Gov. Nikki Haley vetoed the bill, saying she doesn't want the government putting out information on a vaccine parents should discuss with their family doctors.
The bill would allow informational brochures on the vaccine for human papillomavirus, known as HPV, to be provided to parents of sixth-graders. Parents could choose to have their seventh-graders receive the vaccine. The bill specifies that the brochures and free vaccines depend on funding.
Regardless of the fight over the bill, doctors say HPV is a threat and something with which everyone should become better informed.
"Getting the vaccine is a great idea," said Dr. Edmund Rhett of Rhett Women's Center. "Should it be mandatory, I don't have the answer to that. Would I recommend it to every patient that walks in, yes."
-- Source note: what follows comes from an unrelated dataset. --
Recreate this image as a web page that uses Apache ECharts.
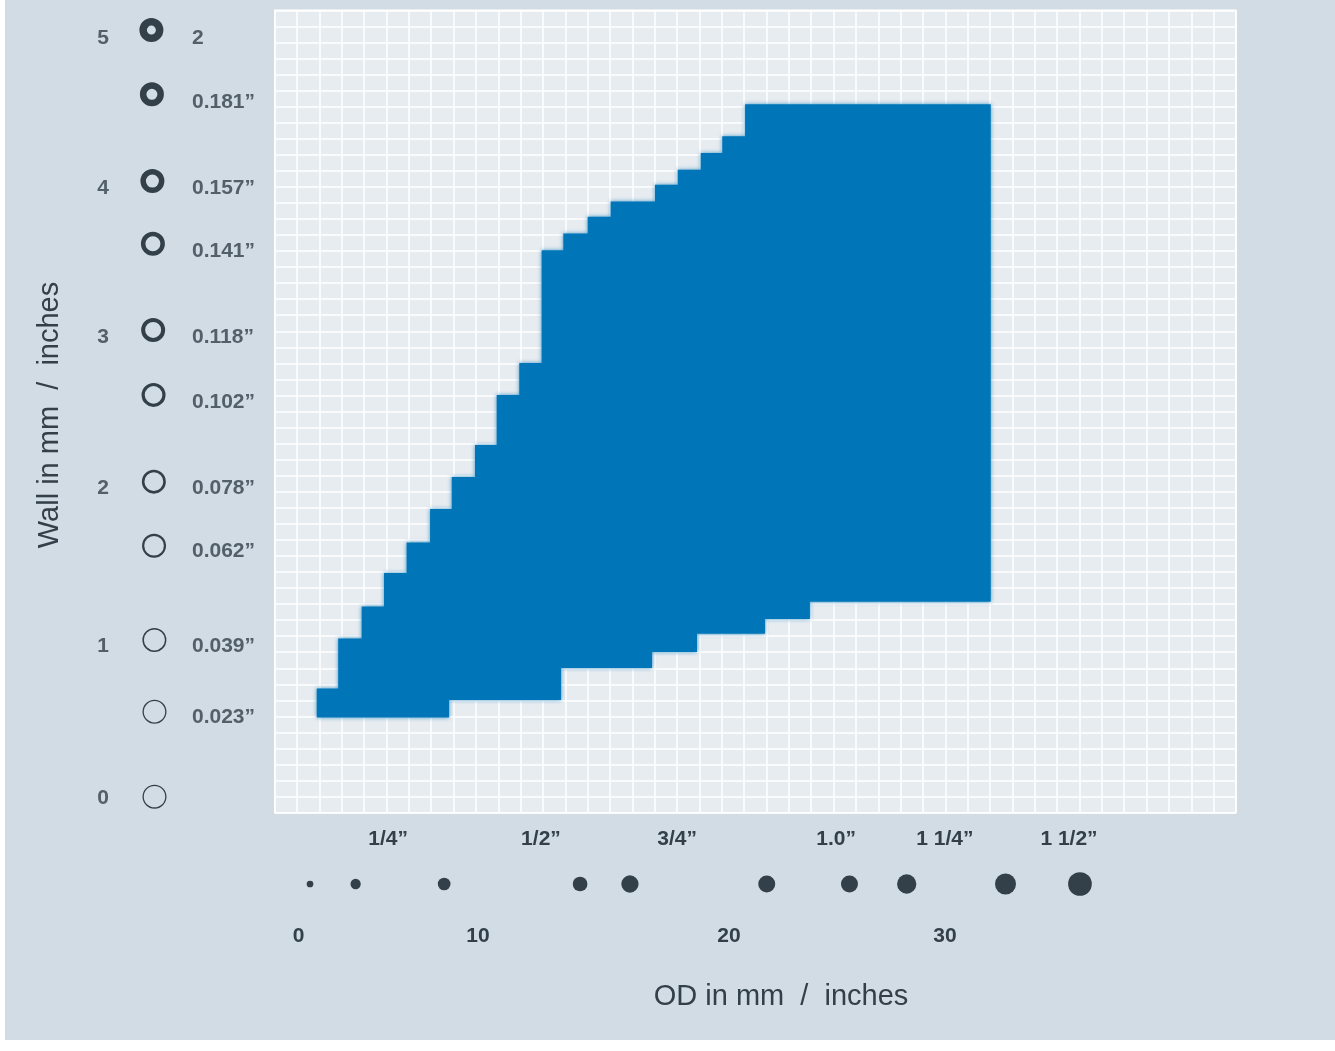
<!DOCTYPE html>
<html><head><meta charset="utf-8">
<script src="https://cdn.jsdelivr.net/npm/echarts@6/dist/echarts.min.js"></script>
<style>
html,body{margin:0;padding:0;background:#ffffff;}
#c{position:absolute;left:5px;top:0;width:1330px;height:1040px;}
</style>
</head><body><div id="c"></div>
<script>
// ---------------- DATA (mm) ----------------
// Upper boundary of the feasible area: step start OD and wall from that OD on
const topStepOD   = [1.88, 2.84, 3.89, 4.89, 5.90, 6.95, 7.92, 8.96, 9.93, 10.94, 11.94, 12.91, 14.00, 15.03, 17.01, 18.03, 19.06, 20.02, 21.04];
const topStepWall = [0.71, 1.04, 1.25, 1.47, 1.67, 1.89, 2.10, 2.31, 2.64, 2.85, 3.59, 3.70, 3.81, 3.91, 4.02, 4.12, 4.23, 4.34, 4.55];
// Lower boundary
const bottomStepOD   = [1.88, 7.80, 12.81, 16.88, 18.89, 21.93, 23.94];
const bottomStepWall = [0.52, 0.635, 0.846, 0.951, 1.07, 1.168, 1.28];
const odMax = 32.03;

// Wall axis tick labels
const wallMmTicks    = ['5', '4', '3', '2', '1', '0'];
const wallMmTickPos  = [5.0, 4.01, 3.03, 2.04, 1.0, 0.0];
const wallInchTicks  = ['2', '0.181”', '0.157”', '0.141”', '0.118”', '0.102”', '0.078”', '0.062”', '0.039”', '0.023”'];
const wallInchTickPos= [5.0, 4.578, 4.012, 3.598, 3.033, 2.607, 2.041, 1.627, 1.003, 0.537];
const wallRingPos    = [5.037, 4.615, 4.045, 3.633, 3.067, 2.640, 2.070, 1.649, 1.030, 0.558, 0.0];

// OD axis tick labels
const odMmTicks     = ['0', '10', '20', '30'];
const odMmTickPos   = [1.07, 9.09, 20.32, 29.98];
const odInchTicks   = ['1/4”', '1/2”', '3/4”', '1.0”', '1 1/4”', '1 1/2”'];
const odInchTickPos = [5.07, 11.91, 18.0, 25.11, 29.98, 35.53];
const odDotPos      = [1.58, 3.62, 7.58, 13.66, 15.89, 22.01, 25.71, 28.27, 32.69, 36.02];

// ---------------- STYLE ----------------
const ringWeight = [7.5, 6.5, 5.5, 4.5, 4, 3.2, 2.6, 2.2, 1.5, 1.3, 1.3];
const dotSize = [6.7, 10.3, 12.7, 14.7, 17.3, 17, 17, 19.3, 21, 23.7];
const INK = '#33404a';
const FONT = '"Liberation Sans", Arial, Helvetica, sans-serif';
const ROW = 0.10545;            // background cell height in mm
const X0 = 269.7, W = 961.3, T = 10.3, H = 802.4;

function pick(labels, pos, v) {
  let best = 0, bd = Infinity;
  pos.forEach((p, i) => { const d = Math.abs(p - v); if (d < bd) { bd = d; best = i; } });
  return labels[best];
}

const chart = echarts.init(document.getElementById('c'), null, {renderer: 'canvas'});

const hiddenAxis = {axisLine:{show:false}, axisTick:{show:false}, axisLabel:{show:false}, splitLine:{show:false}};
const labelStyle = {color: INK, fontSize: 21, fontWeight: 'bold', fontFamily: FONT};

const option = {
  backgroundColor: '#d2dce5',
  animation: false,
  grid: [
    {left: X0, top: T, width: W, height: H, show: true, backgroundColor: '#e7ecf0', borderColor: '#ffffff', borderWidth: 1.5},
    {left: 98, top: T, width: 100, height: H},
    {left: X0, top: 874, width: W, height: 20}
  ],
  xAxis: [
    Object.assign({}, hiddenAxis, {type: 'value', gridIndex: 0, min: 0, max: 43, interval: 1,
      splitLine: {show: true, lineStyle: {color: '#ffffff', width: 1.5}}}),
    Object.assign({}, hiddenAxis, {type: 'value', gridIndex: 0, min: 0, max: 43, position: 'bottom', offset: 8,
      axisLabel: Object.assign({show: true, margin: 8, hideOverlap: false, customValues: odInchTickPos,
        formatter: v => pick(odInchTicks, odInchTickPos, v)}, labelStyle)}),
    Object.assign({}, hiddenAxis, {type: 'value', gridIndex: 0, min: 0, max: 43, position: 'bottom', offset: 105,
      axisLabel: Object.assign({show: true, margin: 8, hideOverlap: false, customValues: odMmTickPos,
        formatter: v => pick(odMmTicks, odMmTickPos, v)}, labelStyle)}),
    Object.assign({}, hiddenAxis, {type: 'value', gridIndex: 1, min: 0, max: 2}),
    Object.assign({}, hiddenAxis, {type: 'value', gridIndex: 2, min: 0, max: 43})
  ],
  yAxis: [
    Object.assign({}, hiddenAxis, {type: 'value', gridIndex: 0, min: -ROW, max: 49 * ROW}),
    Object.assign({}, hiddenAxis, {type: 'value', gridIndex: 0, min: 0, max: 50, interval: 1,
      splitLine: {show: true, lineStyle: {color: '#ffffff', width: 1.5}}}),
    Object.assign({}, hiddenAxis, {type: 'value', gridIndex: 1, min: -ROW, max: 49 * ROW}),
    Object.assign({}, hiddenAxis, {type: 'value', gridIndex: 2, min: -1, max: 1})
  ],
  series: [
    {
      type: 'custom', xAxisIndex: 0, yAxisIndex: 0, clip: false,
      data: [[topStepOD[0], bottomStepWall[0]]],
      renderItem: function (params, api) {
        const pts = [];
        for (let i = 0; i < topStepOD.length; i++) {
          const prev = i === 0 ? bottomStepWall[0] : topStepWall[i - 1];
          pts.push(api.coord([topStepOD[i], prev]));
          pts.push(api.coord([topStepOD[i], topStepWall[i]]));
        }
        pts.push(api.coord([odMax, topStepWall[topStepWall.length - 1]]));
        pts.push(api.coord([odMax, bottomStepWall[bottomStepWall.length - 1]]));
        for (let j = bottomStepOD.length - 1; j > 0; j--) {
          pts.push(api.coord([bottomStepOD[j], bottomStepWall[j]]));
          pts.push(api.coord([bottomStepOD[j], bottomStepWall[j - 1]]));
        }
        return {type: 'polygon', shape: {points: pts},
          style: {fill: '#0075b7', shadowBlur: 4, shadowColor: 'rgba(0,117,183,0.7)'}};
      }
    },
    {
      type: 'scatter', xAxisIndex: 3, yAxisIndex: 2, symbolSize: 0, silent: true,
      data: wallMmTickPos.map(v => [0, v]),
      label: Object.assign({show: true, position: 'inside', offset: [0, 2], formatter: p => wallMmTicks[p.dataIndex]}, labelStyle)
    },
    {
      type: 'scatter', xAxisIndex: 3, yAxisIndex: 2, symbolSize: 0, silent: true,
      data: wallInchTickPos.map(v => [1.78, v]),
      label: Object.assign({show: true, position: 'right', distance: 0, offset: [0, 2], formatter: p => wallInchTicks[p.dataIndex]}, labelStyle)
    },
    {
      type: 'scatter', xAxisIndex: 3, yAxisIndex: 2, silent: true,
      data: wallRingPos.map((v, i) => ({
        value: [1, v],
        symbolSize: 24 - ringWeight[i],
        symbolOffset: [-(ringWeight[i] - 1.3) / 2 + 1.5, 0],
        itemStyle: {color: 'rgba(0,0,0,0)', borderColor: INK, borderWidth: ringWeight[i], opacity: 1}
      }))
    },
    {
      type: 'scatter', xAxisIndex: 4, yAxisIndex: 3, silent: true,
      data: odDotPos.map((x, i) => ({value: [x, 0], symbolSize: dotSize[i]})),
      itemStyle: {color: INK, opacity: 1}
    }
  ],
  graphic: [
    {type: 'text', x: 781 - 5, y: 997, silent: true,
      style: {text: 'OD in mm  /  inches', fontSize: 29, fontFamily: FONT, fill: INK, align: 'center', verticalAlign: 'middle'}},
    {type: 'text', x: 45, y: 415, rotation: Math.PI / 2, silent: true,
      style: {text: 'Wall in mm  /  inches', fontSize: 29, fontFamily: FONT, fill: INK, align: 'center', verticalAlign: 'middle'}}
  ]
};
chart.setOption(option);
</script>
</body></html>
Dr. Rhett says HPV vaccinations impact cervical cancer cases in a big way. He says the number of cervical cancer cases is down 70 percent. Similarly, he says about 70 percent of cervical cancer cases begin with HPV.
"Still in this country, 12,000 women a year end up with cervical cancer and 4,000 of those women will die of cervical cancer every year. Once it gets there, it is a very hard to treat disease," Dr. Rhett said.
In addition to cervical cancer, HPV can cause a whole host of issues, including but not limited to venereal warts. Rhett said there are hundreds of versions of the virus -- the vaccine protects from exposure to the main strains.
"We find a new one every other week or so," Dr. Rhett said.
Rep. Bakari Sellers supports the bill says Haley's using political jargon to put politics ahead of women's health.
* The Associated Press contributed to this report.